We control construction costs by striving to design our homes efficiently and by obtaining competitive bids for construction materials and labor. We also seek to negotiate favorable pricing from our primary subcontractors and suppliers based on the volume of services and products we purchase from them on a local, regional and national basis. We monitor our construction costs on each house through our purchasing and construction budgeting systems, and we monitor our inventory levels, margins, returns and expenses through our management information systems.

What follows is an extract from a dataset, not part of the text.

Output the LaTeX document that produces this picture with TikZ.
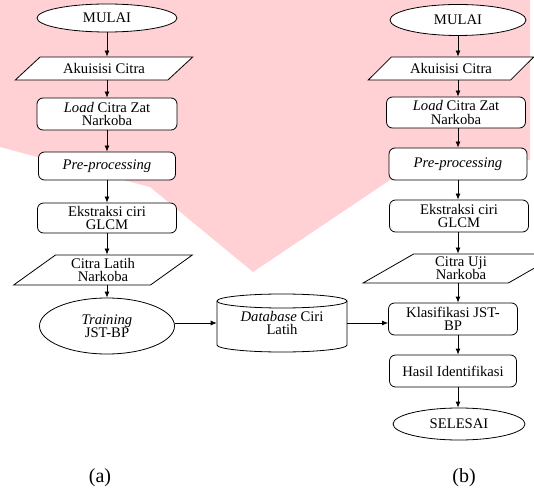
\documentclass[tikz,border=0pt]{standalone}
\usepackage{fontspec}
\setmainfont{Liberation Serif}
\usetikzlibrary{shapes.geometric,arrows.meta}
\definecolor{wmpink}{RGB}{255,209,213}

\begin{document}
\begin{tikzpicture}[x=0.75pt,y=-0.75pt]
    \tikzstyle{every node}=[font=\fontsize{11}{10}\selectfont,align=center,
                            inner sep=0pt]
    \tikzstyle{term}=[draw,ellipse,fill=white,line width=0.6pt]
    \tikzstyle{proc}=[draw,rounded corners=4.5pt,fill=white,line width=0.6pt]
    \tikzstyle{io}=[draw,trapezium,trapezium stretches=true,fill=white,
                    line width=0.6pt]
    \tikzstyle{arr}=[-{Latex[length=4.5pt,width=3.75pt]},line width=0.6pt]

      \useasboundingbox (0,0) rectangle (534,491);
      \fill[wmpink] (0,0) -- (530,0) -- (530,160) -- (390,180) -- (253,272)
        -- (150,187) -- (0,147) -- cycle;

      \node (mulaiA) [term,minimum width=105pt,minimum height=21pt] at (107,18) {MULAI};
      \node (akuA) [io,trapezium left angle=33,trapezium right angle=147,
        minimum width=133.5pt,minimum height=17.25pt] at (104,68.5) {Akuisisi Citra};
      \node (loadA) [proc,minimum width=105pt,minimum height=24pt] at (107,114)
        {\textit{Load} Citra Zat\\Narkoba};
      \node (preA) [proc,minimum width=102.75pt,minimum height=21pt] at (107,166)
        {\textit{Pre-processing}};
      \node (ekstA) [proc,minimum width=104.25pt,minimum height=22.5pt] at (107,218)
        {Ekstraksi ciri\\GLCM};
      \node (latihA) [io,trapezium left angle=40,trapezium right angle=140,
        minimum width=135pt,minimum height=22.5pt] at (103,270) {Citra Latih\\Narkoba};
      \node (trainA) [term,minimum width=101.25pt,minimum height=42pt] at (107,326)
        {\textit{Training}\\JST-BP};

      \draw[fill=white,line width=0.6pt] (217,301) -- (217,345)
        arc[start angle=180,end angle=360,x radius=48.75pt,y radius=5.25pt] -- (347,301)
        arc[start angle=0,end angle=180,x radius=48.75pt,y radius=5.25pt] -- cycle;
      \draw[line width=0.6pt] (217,301)
        arc[start angle=180,end angle=360,x radius=48.75pt,y radius=5.25pt];
      \node (db) [minimum width=97.5pt,minimum height=33pt] at (282,323)
        {\textit{Database} Ciri\\Latih};

      \node (mulaiB) [term,minimum width=102pt,minimum height=23.25pt] at (458,20) {MULAI};
      \node (akuB) [io,trapezium left angle=33,trapezium right angle=147,
        minimum width=124.5pt,minimum height=17.25pt] at (451,68.5) {Akuisisi Citra};
      \node (loadB) [proc,minimum width=104.25pt,minimum height=23.25pt] at (456,112.5)
        {\textit{Load} Citra Zat\\Narkoba};
      \node (preB) [proc,minimum width=103.5pt,minimum height=24pt] at (458,164)
        {\textit{Pre-processing}};
      \node (ekstB) [proc,minimum width=104.25pt,minimum height=24pt] at (459,216)
        {Ekstraksi ciri\\GLCM};
      \node (ujiB) [io,trapezium left angle=40,trapezium right angle=140,
        minimum width=147.75pt,minimum height=21.75pt] at (461,268.5) {Citra Uji\\Narkoba};
      \node (klasB) [proc,minimum width=96.75pt,minimum height=24pt] at (453,319)
        {Klasifikasi JST-\\BP};
      \node (hasilB) [proc,minimum width=95.25pt,minimum height=24pt] at (453,371)
        {Hasil Identifikasi};
      \node (selesaiB) [term,minimum width=99pt,minimum height=24pt] at (459,424) {SELESAI};

      \node (labA) [font=\fontsize{15}{18}\selectfont] at (100,478) {(a)};
      \node (labB) [font=\fontsize{15}{18}\selectfont] at (464,478) {(b)};

      \draw[arr] (mulaiA) -- (mulaiA |- akuA.north);
      \draw[arr] (akuA.south -| mulaiA) -- (loadA);
      \draw[arr] (loadA) -- (preA);
      \draw[arr] (preA) -- (ekstA);
      \draw[arr] (ekstA) -- (ekstA |- latihA.north);
      \draw[arr] (latihA.south -| ekstA) -- (trainA);
      \draw[arr] (trainA.east |- db.west) -- (db.west);
      \draw[arr] (db.east) -- (db.east -| klasB.west);

      \draw[arr] (mulaiB) -- (mulaiB |- akuB.north);
      \draw[arr] (akuB.south -| mulaiB) -- (mulaiB |- loadB.north);
      \draw[arr] (loadB.south -| mulaiB) -- (preB);
      \draw[arr] (preB) -- (preB |- ekstB.north);
      \draw[arr] (ekstB.south -| preB) -- (preB |- ujiB.north);
      \draw[arr] (ujiB.south -| preB) -- (preB |- klasB.north);
      \draw[arr] (klasB.south -| preB) -- (preB |- hasilB.north);
      \draw[arr] (hasilB.south -| preB) -- (preB |- selesaiB.north);
    \end{tikzpicture}
\end{document}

As negative market conditions in the housing industry persist, we remain committed to maintaining our strong balance sheet and liquidity. However, we will continue to evaluate opportunities for strategic acquisitions. We believe that the current housing industry downturn may provide us selected opportunities to enhance our operations through the acquisition of existing homebuilding companies at attractive valuations. In certain instances, such acquisitions can provide us benefits not found in start-up operations, such as: established land positions and inventories; and existing relationships with municipalities, land owners, developers, subcontractors and suppliers. We have sought to limit the risks associated with acquiring other companies by conducting extensive operational, financial and legal due diligence on each acquisition and by only acquiring homebuilding companies that we believe have a positive impact on our earnings within an acceptable period of time.
At September 30, 2009, we employed 2,926 persons, of whom 695 were sales and marketing personnel, 981 were executive, administrative and clerical personnel, 648 were involved in construction and 602 worked in mortgage and title operations. We had fewer than 10 employees covered by collective bargaining agreements. Employees of some of the subcontractors which we use are represented by labor unions or are subject to collective bargaining agreements. We believe that our relations with our employees and subcontractors are good.